В своих суждениях Кутузов опирался на личный опыт трех русско-турецких войн. Румянцев, Потемкин, Суворов и Прозоровский служили либо корпусными командирами, либо главнокомандующими в двух из четырех русско-турецких войн, которые следовали друг за другом с коротким промежутком в последней трети XVIII и первой трети XIX столетия. Не ограничивавшиеся «турецкими кампаниями» военные карьеры Румянцева, Суворова, Кутузова и многих менее известных российских генералов включали в себя войны с Пруссией (1757–1762) и Францией (1799–1800, 1805–1807 и 1812–1814). Это чередование противников стимулировало рефлексию относительно различий между ними и стало важнейшим фактором обсуждения османского способа ведения войны в работах представителей российского офицерского корпуса.
Эпоха, в которую войны с Османской империей и европейскими государствами занимали столь важное место в биографиях многих российских дворян, была так же периодом вестернизации и растущей теоретической искушенности царских офицеров. Эта тенденция проявилась среди прочего в растущем числе публикаций переводных и российских исследований, в которых освящались общие вопросы военного дела, а также сравнивались стратегии и тактики различных наций. Уже в середине XVIII столетия российские офицеры могли узнать о габсбургском опыте войн с Османской империей из переведенных мемуаров Раймондо Монтекукколи (1704) и работы Луиджи Фердинандо Марсильи «Военное состояние Османской империи» (1732)[344]

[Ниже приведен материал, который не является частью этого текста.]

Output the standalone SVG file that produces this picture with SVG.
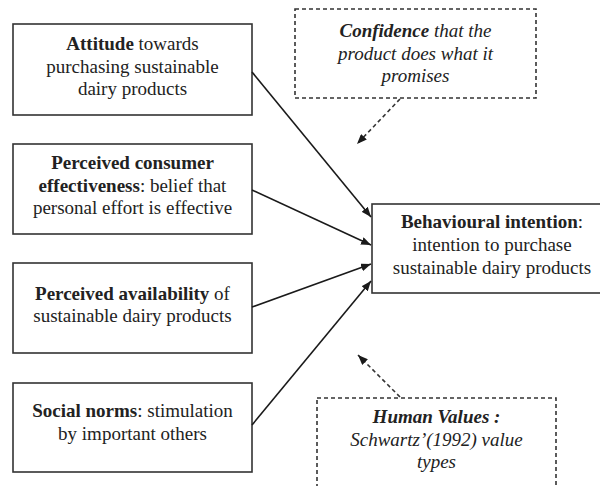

. Позже распространяющееся знание европейских языков позволило российским офицерам размышлять о своем собственном опыте «турецких кампаний» в свете работ о русско-турецких войнах, составленных западными авторами, часть которых временно вступали на российскую или османскую службу[345].Базовые предпосылки, на которых основывалась эта рефлексия, проявляются в работах профессора военной истории Московского университета Якова Ивановича де Санглена. Вопреки современной ему гуманистической критике войны, де Санглен рассматривал военное искусство как одно из проявлений просвещения, которое «показывает нам средства защищать безопасность народов, наказывать грубых нарушителей спокойствия, утверждать мир и благосостояние обществ»[346]
. Согласно автору, цивилизующий аспект военной науки нашел свое высшее выражение в личности Петра Великого, который стремясь «поставить народ свой на высшую степень гордости и славы обратил внимание на воинскую часть, которую он совершенно в своем государстве преобразовал»[347]. Важность военной науки для успеха в модерной войне доказывалась от противного примером османов, которые, несмотря на их природную воинственность, «неспособны сражаться сообразованными народами Европы»[348]. Де Санглен утверждал, что «[если] бы Турки были столько же способны к образованию себя, как и Русские, они давно приметили бы что реформа их воинского искусства, по образцу Европейскому, есть единственное средство, спасти свое отечество, клонящееся к упадку»[349].Постулат о превосходстве европейской военной науки уравновешивался идеей о том, что каждый народ, будь то на Западе или на Востоке, выработал свою собственную манеру ведения войны, игнорирование которой могло привести к поражению. Российский главнокомандующий в русско-турецкой войне 1735–1736 годов фельдмаршал фон Миних отмечал, что «действия против шведов не могут быть совершенно такими же как действия против турков и персов»[350]
. Через семьдесят лет после Миниха де Санглен писал, что, хотя «воинское искусство в сущности своей одно и тоже в России, Германии, Франции, Англии… его применение может быть по разным местам различно»[351]. Де Санглен сравнивал армию с нацией в движении и утверждал, что проявления национального характера были более сильны в военном искусстве, которое требовало сотен тысяч человек, чем в работах отдельных художников, поэтов или музыкантов. Особенности национального характера и местных условий способствовали тому, что различные нации достигали совершенства в разных аспектах военного искусства, притом что «нет нации, которая дошла бы до такой степени совершенства, чтоб не могла бы ничему научиться от неприятеля своего». Для успеха в войне необходимо было следовать примеру древних римлян, которые «взирали на каждую войну как на школу, [а] на неприятеля своего как на учителя»[352].